A Satellite-Based Model for Simulating Ecosystem Respiration in the Tibetan and Inner Mongolian Grasslands

Abstract

It is important to accurately evaluate ecosystem respiration (RE) in the alpine grasslands of the Tibetan Plateau and the temperate grasslands of the Inner Mongolian Plateau, as it serves as a sensitivity indicator of regional and global carbon cycles. Here, we combined flux measurements taken between 2003 and 2013 from 16 grassland sites across northern China and the corresponding MODIS land surface temperature (LST), enhanced vegetation index (EVI), and land surface water index (LSWI) to build a satellite-based model to estimate RE at a regional scale.
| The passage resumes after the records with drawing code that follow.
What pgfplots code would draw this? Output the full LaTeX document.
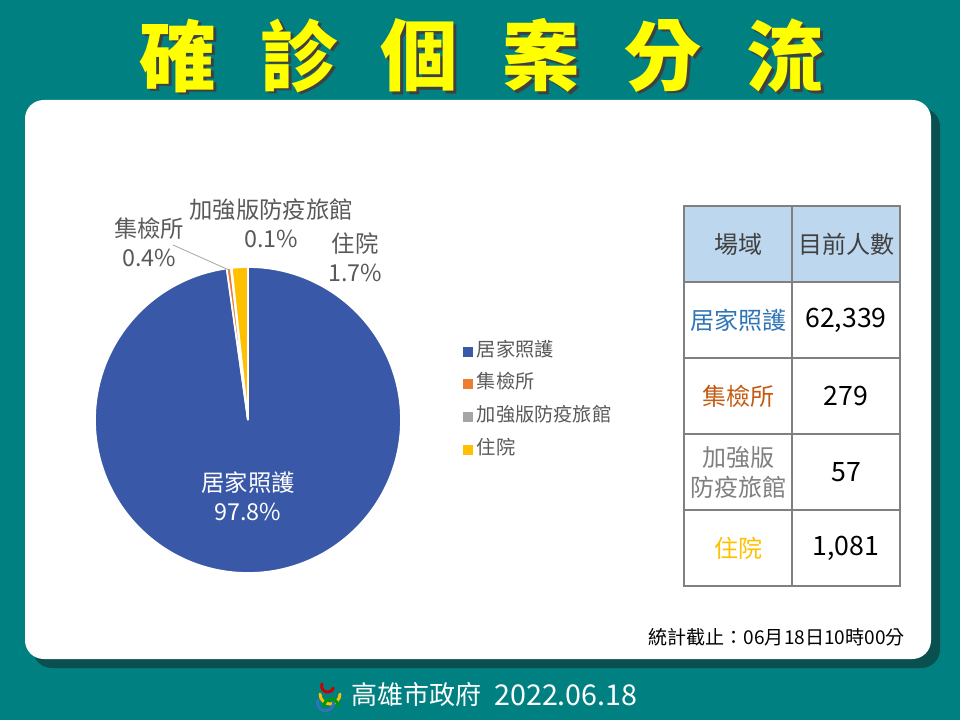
\documentclass[border=0pt]{standalone}
\usepackage{pgfplots}
\pgfplotsset{compat=1.18}
\usepackage{pgfplotstable}
\usepackage{fontspec}
\setmainfont{Noto Sans CJK TC}

\definecolor{bgteal}{RGB}{0,128,128}
\definecolor{shadowteal}{RGB}{10,80,80}
\definecolor{pieblue}{RGB}{58,88,168}
\definecolor{pieorange}{RGB}{237,125,49}
\definecolor{piegray}{RGB}{165,165,165}
\definecolor{pieyellow}{RGB}{255,192,0}
\definecolor{labelgray}{RGB}{89,89,89}
\definecolor{hdrblue}{RGB}{189,215,238}
\definecolor{gridgray}{RGB}{128,128,128}
\definecolor{tblblue}{RGB}{46,117,182}
\definecolor{tblorange}{RGB}{197,90,17}
\definecolor{tblgray}{RGB}{127,127,127}
\definecolor{titleyellow}{RGB}{255,255,0}

% 場域, 目前人數
\pgfplotstableread{
idx value color
0 62339 pieblue
1 279 pieorange
2 57 piegray
3 1081 pieyellow
}\piedata

\def\radius{114.75pt}

\begin{document}
\begin{tikzpicture}[x=0.75pt,y=-0.75pt]
\useasboundingbox (0,0) rectangle (960,720);
\fill[bgteal] (0,0) rectangle (960,720);

% title, with a dark drop shadow in the same node
\foreach \ch/\xc in {確/178,診/299,個/419,案/541,分/663,流/785}{
  \node[text=titleyellow, font=\fontsize{58}{62}\selectfont\bfseries, inner sep=0pt] at (\xc,57)
    {\makebox[0pt][l]{\hspace{2pt}\raisebox{-2pt}{\color{black!75}\ch}}\ch};
}

% panel
\fill[shadowteal, rounded corners=14pt] (33,108) rectangle (940,668);
\fill[white, rounded corners=14pt] (25,100) rectangle (931,659);

\coordinate (piec) at (248,420);
\begin{axis}[
    at={(piec)}, anchor=origin,
    x=114.75pt, y=114.75pt,
    xmin=-1, xmax=1, ymin=-1, ymax=1,
    hide axis, clip=false, disabledatascaling,
    legend style={at={(axis cs:1.405,0.127)}, anchor=west, draw=none, fill=none,
        inner sep=0pt, row sep=10.6pt,
        font=\fontsize{14.4}{16}\selectfont, text=labelgray,
        nodes={inner xsep=3pt, inner ysep=0pt, text height=10.5pt, text depth=3.5pt}},
    legend cell align=left,
]
\edef\total{0}
\pgfplotsforeachungrouped \i in {0,...,3}{%
  \pgfplotstablegetelem{\i}{value}\of\piedata
  \edef\total{\fpeval{\total+\pgfplotsretval}}%
}
\edef\cum{0}
\pgfplotsforeachungrouped \i in {0,...,3}{%
  \pgfplotstablegetelem{\i}{value}\of\piedata
  \let\val\pgfplotsretval
  \pgfplotstablegetelem{\i}{color}\of\piedata
  \let\col\pgfplotsretval
  \edef\sa{\fpeval{round(90-360*\cum/\total,4)}}%
  \edef\cum{\fpeval{\cum+\val}}%
  \edef\ea{\fpeval{round(90-360*\cum/\total,4)}}%
  \edef\temp{\noexpand\fill[fill=\col, draw=white, line width=1.3pt]
    (axis cs:0,0) -- ++(\sa:\radius) arc[start angle=\sa, end angle=\ea, radius=\radius] -- cycle;}%
  \temp
}
\addlegendimage{legend image code/.code={\fill[pieblue] (0pt,-3.4pt) rectangle (6.8pt,3.4pt);}}
\addlegendentry{居家照護}
\addlegendimage{legend image code/.code={\fill[pieorange] (0pt,-3.4pt) rectangle (6.8pt,3.4pt);}}
\addlegendentry{集檢所}
\addlegendimage{legend image code/.code={\fill[piegray] (0pt,-3.4pt) rectangle (6.8pt,3.4pt);}}
\addlegendentry{加強版防疫旅館}
\addlegendimage{legend image code/.code={\fill[pieyellow] (0pt,-3.4pt) rectangle (6.8pt,3.4pt);}}
\addlegendentry{住院}
\end{axis}

% data labels
\draw[piegray, line width=0.6pt] (173,245) -- (229,270);
\tikzset{dl/.style={align=center, font=\fontsize{17.5}{22}\selectfont, text=labelgray, inner sep=0pt}}
\node[dl, text=white] at (248,496) {居家照護\\97.8\%};
\node[dl] at (149,242) {集檢所\\0.4\%};
\node[dl] at (271,223) {加強版防疫旅館\\0.1\%};
\node[dl] at (355,257) {住院\\1.7\%};

% table
\fill[hdrblue] (684,206) rectangle (900,282);
\draw[gridgray, line width=1.5pt] (684,206) rectangle (900,586);
\draw[gridgray, line width=1.5pt] (792,206) -- (792,586);
\foreach \yy in {282,358,434,510}{\draw[gridgray, line width=1.5pt] (684,\yy) -- (900,\yy);}
\tikzset{tc/.style={align=center, font=\fontsize{18}{22.5}\selectfont, inner sep=0pt},
         tn/.style={font=\fontsize{20}{24}\selectfont, inner sep=0pt}}
\node[tc, text=black!75] at (738,244) {場域};
\node[tc, text=black!75] at (846,244) {目前人數};
\node[tc, text=tblblue] at (738,320) {居家照護};
\node[tc, text=tblorange] at (738,396) {集檢所};
\node[tc, text=tblgray] at (738,472) {加強版\\防疫旅館};
\node[tc, text=pieyellow] at (738,548) {住院};
\node[tn] at (846,320) {62,339};
\node[tn] at (846,396) {279};
\node[tn] at (846,472) {57};
\node[tn] at (846,548) {1,081};

% footer
\node[anchor=east, font=\fontsize{14.3}{17}\selectfont, inner sep=0pt] at (905,637) {統計截止：06月18日10時00分};

% bottom: logo and city government
\begin{scope}[line width=2.2pt, line cap=round]
  \draw[red!80!black] (322,684) arc[start angle=200, end angle=20, radius=6];
  \draw[pieyellow] (320,694) arc[start angle=180, end angle=0, radius=10];
  \draw[tblblue] (318,700) arc[start angle=200, end angle=-20, radius=8];
  \draw[green!60!black] (324,706) arc[start angle=180, end angle=360, radius=7];
\end{scope}
\node[anchor=west, text=white, font=\fontsize{19.5}{22}\selectfont, inner sep=0pt] at (351,695) {高雄市政府};
\node[anchor=west, text=white, font=\fontsize{21.5}{24}\selectfont, inner sep=0pt] at (494,695) {2022.06.18};
\end{tikzpicture}
\end{document}
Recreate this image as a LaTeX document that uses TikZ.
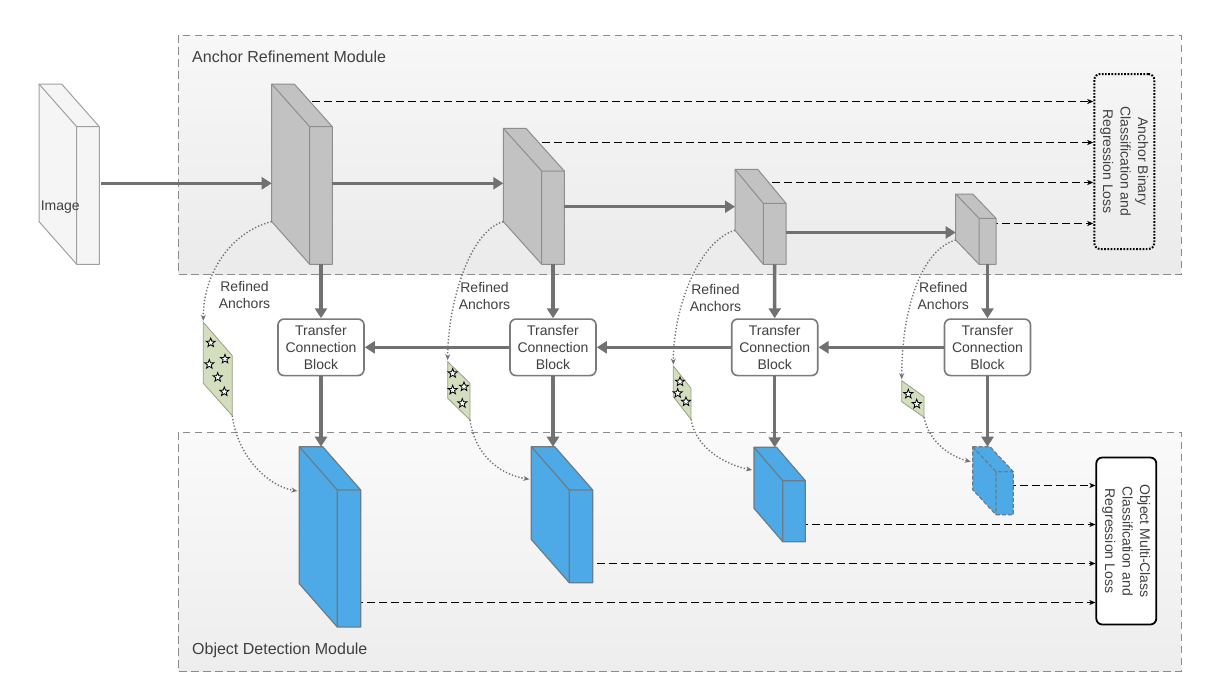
\documentclass[tikz,border=0pt]{standalone}
\usepackage{fontspec}
\setmainfont{Liberation Sans}
\usetikzlibrary{arrows.meta,shapes.geometric,calc}
\definecolor{arrowgray}{HTML}{717171}
\definecolor{blockgray}{HTML}{C2C2C2}
\definecolor{blockedge}{HTML}{8E8E8E}
\definecolor{blueface}{HTML}{4DAAE6}
\definecolor{blueedge}{HTML}{6A7C88}
\definecolor{anchorfill}{HTML}{D3DEBE}
\definecolor{anchoredge}{HTML}{979E86}
\definecolor{txt}{HTML}{404040}
\definecolor{modedge}{HTML}{8C8C8C}
\definecolor{imgfill}{HTML}{F5F5F5}
\definecolor{imgedge}{HTML}{A0A0A0}
\definecolor{tcbedge}{HTML}{7A7A7A}

% #1 name, #2 front-left x, #3 front-top y, #4 width, #5 height, #6 dx, #7 dy, #8 style
\newcommand\mycuboid[8]{%
  \path (#2,#3) coordinate (#1-ft)
        ({#2+#4},#3) coordinate (#1-fr)
        ({#2+#4},{#3+#5}) coordinate (#1-frb)
        (#2,{#3+#5}) coordinate (#1-fl)
        ({#2+#4/2},{#3+#5}) coordinate (#1-fb)
        ({#2+(#6)},{#3+(#7)}) coordinate (#1-bt)
        ({#2+#4+(#6)},{#3+(#7)}) coordinate (#1-btr)
        ({#2+(#6)},{#3+#5+(#7)}) coordinate (#1-bb);
  \draw[#8] (#1-bt) -- (#1-btr) -- (#1-fr) -- (#1-frb) -- (#1-fl) -- (#1-bb) -- cycle;
  \draw[#8, fill=none] (#1-bt) -- (#1-ft) -- (#1-fr) (#1-ft) -- (#1-fl);
}

\begin{document}
\begin{tikzpicture}[x=1pt,y=-1pt,
  thickarrow/.style={draw=arrowgray, line width=3.5pt, -{Triangle[length=10pt,width=12pt]}},
  lossarrow/.style={draw=black, line width=1.3pt, dash pattern=on 8pt off 4pt, -{Stealth[length=6pt,width=5pt,inset=1.5pt]}},
  refarrow/.style={draw=arrowgray, line width=1.4pt, dash pattern=on 1.3pt off 2pt, -{Stealth[length=6pt,width=5pt]}},
  graycube/.style={draw=blockedge, fill=blockgray, line width=1pt, line join=round},
  bluecube/.style={draw=blueedge, fill=blueface, line width=1.2pt, line join=round},
  imgcube/.style={draw=imgedge, fill=imgfill, line width=1pt, line join=round},
  anchorbox/.style={draw=anchoredge, fill=anchorfill, line width=0.8pt},
  anchorstar/.style={star, star points=5, star point ratio=2.4, minimum size=9.5pt, inner sep=0pt, draw=black, fill=white, line width=0.8pt},
  tcb/.style={draw=tcbedge, line width=1.6pt, rounded corners=6pt, fill=white, minimum width=86pt, minimum height=56.5pt, inner sep=0pt, align=center, text=txt, font=\fontsize{14}{17.3}\selectfont},
  lbl/.style={text=txt, align=center, font=\fontsize{14}{17}\selectfont},
  losslbl/.style={text=txt, align=center, font=\fontsize{14}{17.5}\selectfont},
  modlbl/.style={text=txt, anchor=west, font=\fontsize{16}{19}\selectfont, inner sep=0pt},
  modbox/.style={draw=modedge, line width=1pt, dash pattern=on 7.5pt off 4.5pt}
]
\useasboundingbox (0,0) rectangle (1216,683);

% module boxes
\shade[top color=white!97!black, bottom color=white!92!black] (178,35) rectangle (1181,274);
\draw[modbox] (178,35) rectangle (1181,274);
\shade[top color=white!98!black, bottom color=white!93!black] (178,432) rectangle (1181,671);
\draw[modbox] (178,432) rectangle (1181,671);
\node[modlbl] (arm) at (192,57) {Anchor Refinement Module};
\node[modlbl] (odm) at (192,650.7) {Object Detection Module};

% loss boxes
\node[draw=black, line width=2pt, dash pattern=on 1.7pt off 1.5pt, rounded corners=6pt, minimum width=60pt, minimum height=175pt, inner sep=0pt] (arml) at (1124.3,161.5) {};
\node[losslbl, rotate=-90] (armlt) at (arml.center) {Anchor Binary\\Classification and\\Regression Loss};
\node[draw=black, line width=1.8pt, rounded corners=6pt, fill=white, minimum width=60pt, minimum height=167pt, inner sep=0pt] (odml) at (1126.3,541) {};
\node[losslbl, rotate=-90] (odmlt) at (odml.center) {Object Multi-Class\\Classification and\\Regression Loss};

% dashed lines to loss boxes (drawn beneath the blocks)
\coordinate (d1) at (300,101.5);
\coordinate (d2) at (530,142.5);
\coordinate (d3) at (760,182.5);
\coordinate (d4) at (990,223.5);
\foreach \d in {d1,d2,d3,d4} \draw[lossarrow] (\d) -- (\d -| arml.west);
\coordinate (q1) at (355,602.5);
\coordinate (q2) at (585,563.5);
\coordinate (q3) at (800,524.5);
\coordinate (q4) at (1008,485.5);
\foreach \q in {q1,q2,q3,q4} \draw[lossarrow] (\q) -- (\q -| odml.west);

% image block
\mycuboid{im}{76.7}{126.7}{22.6}{137.6}{-37.7}{-42.7}{imgcube}
\node[lbl, inner sep=0pt] (imlbl) at (60.3,207) {Image};

% ARM blocks
\mycuboid{b1}{309.7}{126.7}{22.6}{137.6}{-38}{-42.7}{graycube}
\mycuboid{b2}{541.7}{171}{22.6}{93.3}{-38.4}{-42.7}{graycube}
\mycuboid{b3}{763.3}{203.3}{22.7}{61}{-28.3}{-34}{graycube}
\mycuboid{b4}{979}{218.3}{17}{46}{-23.3}{-24.3}{graycube}

% ODM blocks
\mycuboid{o1}{337.3}{490}{23.4}{137}{-38}{-43.3}{bluecube}
\mycuboid{o2}{569.3}{490}{23.4}{92.7}{-38}{-43.3}{bluecube}
\mycuboid{o3}{782.7}{480.7}{22.6}{61}{-28.7}{-33.4}{bluecube}
\mycuboid{o4}{996}{471.7}{17.3}{43}{-23.3}{-25}{bluecube, dash pattern=on 4pt off 2pt}

% refined anchors (parallelograms)
\draw[anchorbox] (203.3,322.3) coordinate (p1t) -- (232.3,355.7) -- (232.3,415.7) coordinate (p1b) -- (203.3,383.3) -- cycle;
\draw[anchorbox] (447.7,361.7) coordinate (p2t) -- (470,383.3) -- (470,420) coordinate (p2b) -- (447.7,398.3) -- cycle;
\draw[anchorbox] (673.3,366) coordinate (p3t) -- (691,388.3) -- (691,419.3) coordinate (p3b) -- (673.3,396.7) -- cycle;
\draw[anchorbox] (901.7,380.7) coordinate (p4t) -- (924,396.7) -- (924,417.3) coordinate (p4b) -- (901.7,401.7) -- cycle;

\node[anchorstar] (s1a) at (210.7,342.7) {};
\node[anchorstar] (s1b) at (225,359) {};
\node[anchorstar] (s1c) at (209.3,364.3) {};
\node[anchorstar] (s1d) at (217.7,377.3) {};
\node[anchorstar] (s1e) at (224.3,391.7) {};
\node[anchorstar] (s2a) at (452.7,373.3) {};
\node[anchorstar] (s2b) at (464,386.7) {};
\node[anchorstar] (s2c) at (452.7,390) {};
\node[anchorstar] (s2d) at (462.3,403.3) {};
\node[anchorstar] (s3a) at (680,381.7) {};
\node[anchorstar] (s3b) at (677.7,393.3) {};
\node[anchorstar] (s3c) at (686,401.7) {};
\node[anchorstar] (s4a) at (908.3,394) {};
\node[anchorstar] (s4b) at (916.7,404) {};

\node[lbl] (r1) at (244.5,295) {Refined\\Anchors};
\node[lbl] (r2) at (484.5,296) {Refined\\Anchors};
\node[lbl] (r3) at (715.5,297.5) {Refined\\Anchors};
\node[lbl] (r4) at (943.3,295.7) {Refined\\Anchors};

% dotted refined-anchor curves
\draw[refarrow, shorten >=1.5pt] (b1-bb) .. controls +(-40,10) and +(0,-50) .. (p1t);
\draw[refarrow] (p1b) .. controls +(5,40) and +(-30,-5) .. ($(o1-bt)+(-2,44.3)$);
\draw[refarrow, shorten >=1.5pt] (b2-bb) .. controls +(-35,10) and +(0,-55) .. (p2t);
\draw[refarrow] (p2b) .. controls +(5,35) and +(-30,-5) .. ($(o2-bt)+(-2,32.6)$);
\draw[refarrow, shorten >=1.5pt] (b3-bb) .. controls +(-35,10) and +(0,-60) .. (p3t);
\draw[refarrow] (p3b) .. controls +(5,30) and +(-25,-5) .. ($(o3-bt)+(-2,22.7)$);
\draw[refarrow, shorten >=1.5pt] (b4-bb) .. controls +(-35,10) and +(0,-70) .. (p4t);
\draw[refarrow] (p4b) .. controls +(5,25) and +(-20,-5) .. ($(o4-bt)+(-2,15)$);

% transfer connection blocks
\node[tcb] (t1) at (321,347.3) {Transfer\\Connection\\Block};
\node[tcb] (t2) at (553,347.3) {Transfer\\Connection\\Block};
\node[tcb] (t3) at (774.7,347.3) {Transfer\\Connection\\Block};
\node[tcb] (t4) at (987.5,347.3) {Transfer\\Connection\\Block};

% thick arrows in ARM
\coordinate (a0) at (101,183.3);
\coordinate (a2) at (600,206.7);
\coordinate (a3) at (850,232.5);
\draw[thickarrow] (a0) -- (a0 -| b1-bt);
\draw[thickarrow] (b1-fr |- a0) -- (a0 -| b2-bt);
\draw[thickarrow] (b2-fr |- a2) -- (a2 -| b3-bt);
\draw[thickarrow] (b3-fr |- a3) -- (a3 -| b4-bt);

% ARM -> TCB
\draw[thickarrow] (b1-fb) -- (t1.north);
\draw[thickarrow] (b2-fb) -- (t2.north);
\draw[thickarrow] (b3-fb) -- (t3.north);
\draw[thickarrow] (b4-fb) -- (t4.north);

% TCB chain
\draw[thickarrow] (t4.west) -- (t3.east);
\draw[thickarrow] (t3.west) -- (t2.east);
\draw[thickarrow] (t2.west) -- (t1.east);

% TCB -> ODM
\draw[thickarrow] (t1.south) -- (t1.south |- o1-bt);
\draw[thickarrow] (t2.south) -- (t2.south |- o2-bt);
\draw[thickarrow] (t3.south) -- (t3.south |- o3-bt);
\draw[thickarrow] (t4.south) -- (t4.south |- o4-bt);
\end{tikzpicture}
\end{document}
First, the dependencies of both spatial and temporal variations of RE on these biotic and climatic factors were examined explicitly. We found that plant productivity and moisture, but not temperature, can best explain the spatial pattern of RE in northern China’s grasslands; while temperature plays a major role in regulating the temporal variability of RE in the alpine grasslands, and moisture is equally as important as temperature in the temperate grasslands. However, the moisture effect on RE and the explicit representation of spatial variation process are often lacking in most of the existing satellite-based RE models. On this basis, we developed a model by comprehensively considering moisture, temperature, and productivity effects on both temporal and spatial processes of RE, and then, we evaluated the model performance. Our results showed that the model well explained the observed RE in both the alpine (R2 = 0.79, RMSE = 0.77 g C m−2 day−1) and temperate grasslands (R2 = 0.75, RMSE = 0.60 g C m−2 day−1). The inclusion of the LSWI as the water-limiting factor substantially improved the model performance in arid and semi-arid ecosystems, and the spatialized basal respiration rate as an indicator for spatial variation largely determined the regional pattern of RE. Finally, the model accurately reproduced the seasonal and inter-annual variations and spatial variability of RE, and it avoided overestimating RE in water-limited regions compared to the popular process-based model. These findings provide a better understanding of the biotic and climatic controls over spatiotemporal patterns of RE for two typical grasslands and a new alternative up-scaling method for large-scale RE evaluation in grassland ecosystems.